Loren Glass, ed., After the Program Era: The Past, Present, and Future of Creative Writing in the University

Cover for fter the Program Era: The Past, Present, and Future of Creative Writing in the University

Loren Glass, ed. After the Program Era: The Past, Present, and Future of Creative Writing in the University. Iowa City: University of Iowa Press, 2016. vii, 277p. ISBN 9781609384395. US$ 35.00 (paperback).

I remember being riveted by Mark McGurl’s The Program Era: Post-War Fiction and the Rise of Creative Writing (Harvard UP, 2009). It offered a grand unified field theory of post-1945 American fiction – a sophisticated, materialist account of how the conditions of literary production shaped American prose. McGurl argued that “the rise of the creative writing program stands as the most important event in postwar American literary history” (ix), making us rethink the relationship between higher education and the literary marketplace.

After the Program Era, as Glass describes it in the introduction, “explores the consequences and implications, as well as the lacunae and liabilities, of McGurl’s foundational intervention” (1). After the Program Era considers sites and genres outside McGurl’s purview – poetry, electronic literature, creative writing in transnational contexts, creative writing programs at the margins. The collection consists of an introduction by Glass, 14 essays, and an afterword by McGurl. The 14 essays are divided into three parts: I. Antecedents (writers and institutions that pre-date the post-World-War II Program Era); II. Revisions (writers and institutions contemporaneous with the Program Era that complicate or challenge McGurl’s thesis); and III. Prospects (the future of creative writing). The essays are universally strong, and Glass’s introduction and McGurl’s afterword provide the necessary historical and critical context for thinking about the essays together and for thinking together beyond them.

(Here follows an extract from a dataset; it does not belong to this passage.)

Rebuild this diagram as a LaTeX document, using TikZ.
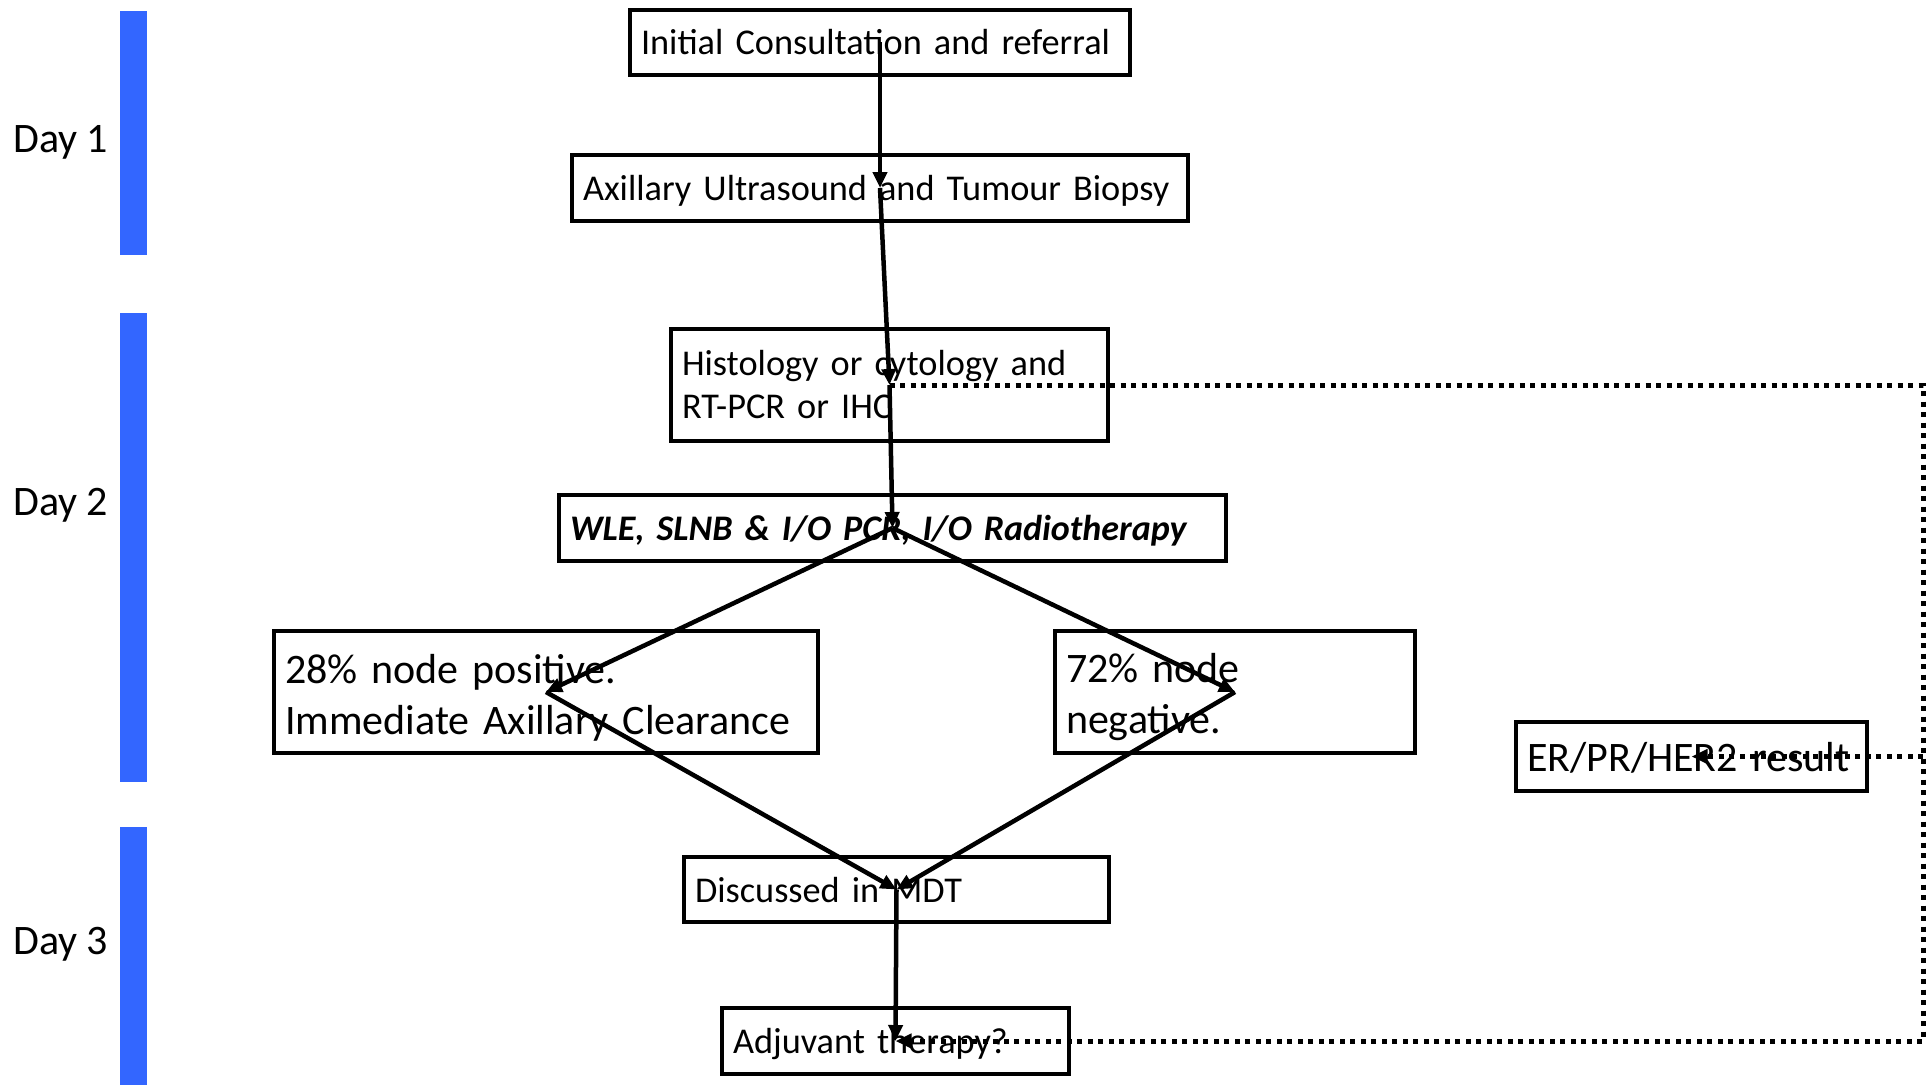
\documentclass[tikz,border=0pt]{standalone}
\usepackage{fontspec}
\setmainfont{Carlito}
\usetikzlibrary{arrows.meta}
\definecolor{barblue}{HTML}{3366FF}
\tikzset{
  box/.style={draw=black, line width=4pt, fill=white, inner xsep=11pt, inner ysep=0pt, align=left, font=\fontsize{36.3}{43}\selectfont},
  onebox/.style={box, text depth=0pt},
  bigbox/.style={box, font=\fontsize{42}{51}\selectfont},
  tip/.style={-{Triangle[length=16pt,width=14pt]}},
  flow/.style={line width=4.5pt, tip},
  dotline/.style={line width=5pt, dash pattern=on 5pt off 5.5pt, tip},
  dayl/.style={anchor=west, inner sep=0pt, text depth=0pt, font=\fontsize{42}{48}\selectfont},
  bar/.style={fill=barblue, draw=none}
}
\begin{document}
\begin{tikzpicture}[x=1pt, y=-1pt]
\useasboundingbox (0,0) rectangle (1926,1085);
% day bars
\fill[bar] (120,11) rectangle (147,255);
\fill[bar] (120,313) rectangle (147,782);
\fill[bar] (120,827) rectangle (147,1085);
\node[dayl] (d1) at (13,139) {Day 1};
\node[dayl] (d2) at (13,502) {Day 2};
\node[dayl] (d3) at (13,941) {Day 3};
% boxes
\node[onebox, text width=478pt, minimum height=65pt] (init) at (880,42) {\mbox{Initial Consultation and referral}};
\node[onebox, text width=594pt, minimum height=66pt] (axil) at (880,188) {\mbox{Axillary Ultrasound and Tumour Biopsy}};
\node[box, text width=415pt, minimum height=112pt] (hist) at (889.5,385) {Histology or cytology and\\RT-PCR or IHC};
\node[onebox, text width=645pt, minimum height=66pt, font=\fontsize{36}{43}\selectfont\bfseries\itshape] (wle) at (892.5,528) {\mbox{WLE, SLNB \& I/O PCR, I/O Radiotherapy}};
\node[bigbox, text width=522pt, minimum height=122pt] (pos) at (546,692) {\rule{0pt}{40pt}28\% node positive.\\Immediate Axillary Clearance};
\node[bigbox, text width=338pt, minimum height=122pt] (neg) at (1235,692) {\rule{0pt}{40pt}72\% node\\negative.};
\node[onebox, font=\fontsize{42}{51}\selectfont, text width=329pt, minimum height=69pt] (er) at (1691.5,756.5) {\mbox{ER/PR/HER2 result}};
\node[onebox, text width=403pt, minimum height=65pt] (mdt) at (896.5,889.5) {\mbox{Discussed in MDT}};
\node[onebox, text width=325pt, minimum height=66pt] (adj) at (895.5,1041) {\mbox{Adjuvant therapy?}};
% connectors
\draw[flow] (init.center) -- (axil.center);
\draw[flow] (axil.center) -- (hist.center);
\draw[flow] (hist.center) -- (wle.center);
\draw[flow] (wle.center) -- (pos.center);
\draw[flow] (wle.center) -- (neg.center);
\draw[flow] (pos.center) -- (mdt.center);
\draw[flow] (neg.center) -- (mdt.center);
\draw[flow] (mdt.center) -- (adj.center);
\coordinate (rt) at (1923,385);
\coordinate (rb) at (1923,1041);
\coordinate (rm) at (1923,756.5);
\draw[dotline] (hist.center) -- (rt) -- (rb) -- (adj.center);
\draw[dotline] (rm) -- (er.center);
\end{tikzpicture}
\end{document}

Glass situates The Program Era as part of the “sociological turn” in literary studies, informed by the work of Pierre Bourdieu and also by new work on the institutions of modernism by Lawrence Rainey, Susan Stanford Friedman, and others. What post-War creative writing programs did – especially those based on the Iowa Writers’ Workshop – was preserve and institutionalize the aesthetics of interwar modernism (3). The Iowa Writers’ Workshop, directed by Paul Engle from 1941 to 1965, provided the model – peer review workshops, visiting scholars, fundraising – and also sent a slew of graduates into the world to begin and staff creative writing programs elsewhere.

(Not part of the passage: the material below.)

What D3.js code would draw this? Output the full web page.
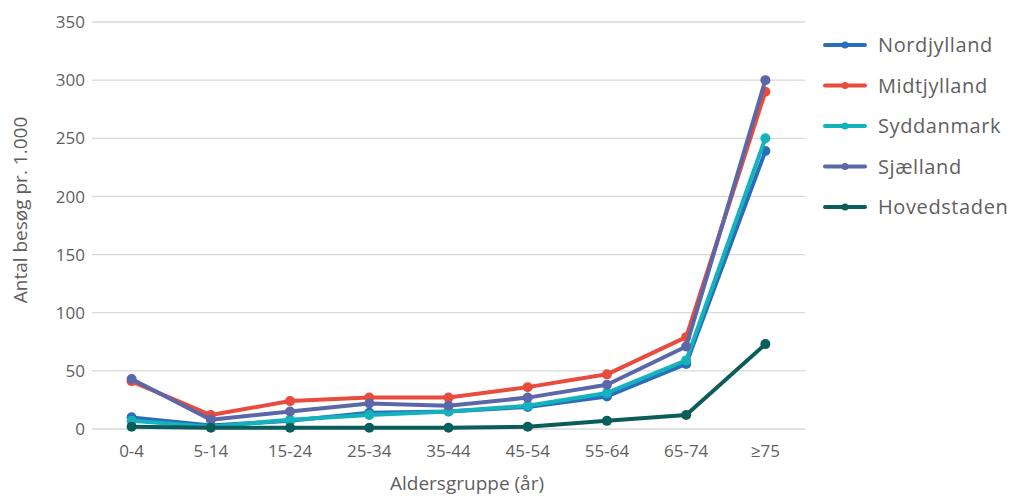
<!DOCTYPE html>
<html><head><meta charset="utf-8">
<script src="https://cdn.jsdelivr.net/npm/d3@7"></script>
<style>body{margin:0;background:#fff;} text{font-family:"Open Sans", Lato, sans-serif;}</style>
</head><body>
<svg id="c" width="1014" height="498"></svg>
<script>
const categories = ["0-4","5-14","15-24","25-34","35-44","45-54","55-64","65-74","≥75"];
const seriesNames = ["Nordjylland","Midtjylland","Syddanmark","Sjælland","Hovedstaden"];
const nordjylland = [10, 3, 7, 14, 15, 19, 28, 56, 239];
const midtjylland = [41, 12, 24, 27, 27, 36, 47, 79, 290];
const syddanmark = [7, 2, 8, 12, 15, 20, 31, 59, 250];
const sjaelland = [43, 8, 15, 22, 20, 27, 38, 71, 300];
const hovedstaden = [2, 1, 1, 1, 1, 2, 7, 12, 73];
const yTicks = [0,50,100,150,200,250,300,350];
const colors = ["#2a6ebb","#e84c3d","#14b2bc","#5b67a8","#0b5d5b"];
const values = [nordjylland, midtjylland, syddanmark, sjaelland, hovedstaden];

(function(){
const svg = d3.select("#c");
const pL = 92, pR = 805, pT = 22, pB = 429;
const x = d3.scalePoint().domain(categories).range([pL, pR]).padding(0.5);
const y = d3.scaleLinear().domain([0,350]).range([pB, pT]);
const textCol = "#5f5f5f";

svg.append("g").selectAll("line").data(yTicks).join("line")
  .attr("x1", pL).attr("x2", pR)
  .attr("y1", d=>y(d)).attr("y2", d=>y(d))
  .attr("stroke", "#d9d9d9").attr("stroke-width", 1.3);

svg.append("g").selectAll("text").data(yTicks).join("text")
  .attr("x", 85).attr("y", d=>y(d)).attr("dy","0.36em")
  .attr("text-anchor","end").attr("font-size",17).attr("fill",textCol)
  .text(d=>d);

svg.append("g").selectAll("text").data(categories).join("text")
  .attr("x", d=>x(d)).attr("y", 457)
  .attr("text-anchor","middle").attr("font-size",17).attr("fill",textCol)
  .text(d=>d);

svg.append("text").attr("x", 467).attr("y", 490).attr("text-anchor","middle")
  .attr("font-size",19).attr("fill",textCol).text("Aldersgruppe (år)");
svg.append("text").attr("transform","translate(27,210) rotate(-90)")
  .attr("text-anchor","middle").attr("font-size",19).attr("fill",textCol)
  .text("Antal besøg pr. 1.000");

const line = d3.line().x((d,i)=>x(categories[i])).y(d=>y(d));
values.forEach((vals, si) => {
  const g = svg.append("g");
  g.append("path").attr("d", line(vals)).attr("fill","none")
    .attr("stroke", colors[si]).attr("stroke-width", 4).attr("stroke-linejoin","round");
  g.selectAll("circle").data(vals).join("circle")
    .attr("cx",(d,i)=>x(categories[i])).attr("cy", d=>y(d)).attr("r",5)
    .attr("fill", colors[si]);
});

const leg = svg.append("g");
seriesNames.forEach((n, i) => {
  const yy = 45 + i*40.5;
  leg.append("line").attr("x1",825).attr("x2",865).attr("y1",yy).attr("y2",yy)
    .attr("stroke",colors[i]).attr("stroke-width",4).attr("stroke-linecap","round");
  leg.append("circle").attr("cx",845).attr("cy",yy).attr("r",3.5).attr("fill",colors[i]);
  leg.append("text").attr("x",878).attr("y",yy).attr("dy","0.36em")
    .attr("font-size",20).attr("letter-spacing",0.6).attr("fill",textCol).text(n);
});
})();
</script>
</body></html>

There are many thought-provoking, well-written pieces in this collection. Greg Barnhisel places creative writing programs as part of Cold-War cultural diplomacy, arguing that the modernism it institutionalized was de-politicized, reframed as a celebration of individual expression vs. Soviet collectivism. Sean McCann reads Russell Banks as an author whose career illuminates the outer limits of the Program Era. Donal Harris discusses the “peripheral realism” of Jonathan Franzen and Chad Harbach. Seth Abramson focuses on poetry and the MFA. Stephen Voyce reads the Black Mountain College program as offering an alternative, collectivist model of creativity. Matthew Blackwell sheds new light on the relationship between Raymond Carver and his activist editor Gordon Lish, whose admiration for gay writer James Purdy’s “politics of silence” got transferred – minus the political charge – onto Carver’s fiction. Other essays trace the careers of itinerant poet Vachel Lindsay and itinerant critic/scholar Malcolm Cowley, J. M. Coetzee, and hypertext fiction pioneer Robert Coover.

As the listing above should make clear, this collection skews white and male and is not always especially self-aware about it (3/17 contributors are women; subjects are overwhelmingly white and male). Eric Bennett’s chapter on “Flannery O’Connor, the Cold War, and the Canon” and Marija Reiff’s discussion of Protestant ideas of “calling” and Marilynne Robinson are notable exceptions. Ditto Michal Hill’s “Timely Exile: James Alan McPherson, the Iowa Writers’ Workshop, and Black Creativity” which considers models of African-American authorship and social/political leadership. This makes chapter 10, Juliana Spahr’s and Stephanie Young’s “The Program Era and the Mainly White Room” especially important and refreshing. The authors talk about the race and gender politics of literary functions they attend, of MFA programs themselves, and about the “climate.” If 2/3 of the students in MFA programs are women, why do 70% of literary prizes go to men? Why are women and ethnic/racial minorities over-represented in “debt generator” programs (those that do not offer tuition waivers and require large student loans to finance) (154)? How are these creative writing programs different from programs in the 1960s and 1970s that were free and closely tied to racial and social justice movements?

Nonetheless, this is a smart, important collection. McGurl concludes his afterword with a worthy send-off: “What seems to me perfectly clear, after reading this collection, is that an adequate historical understanding of postwar literature … can be had only by paying close attention to the production and circulation of literature and literary practices in the culture of the school. Whether the Program Era as such is over or not, that scholarly project continues” (255).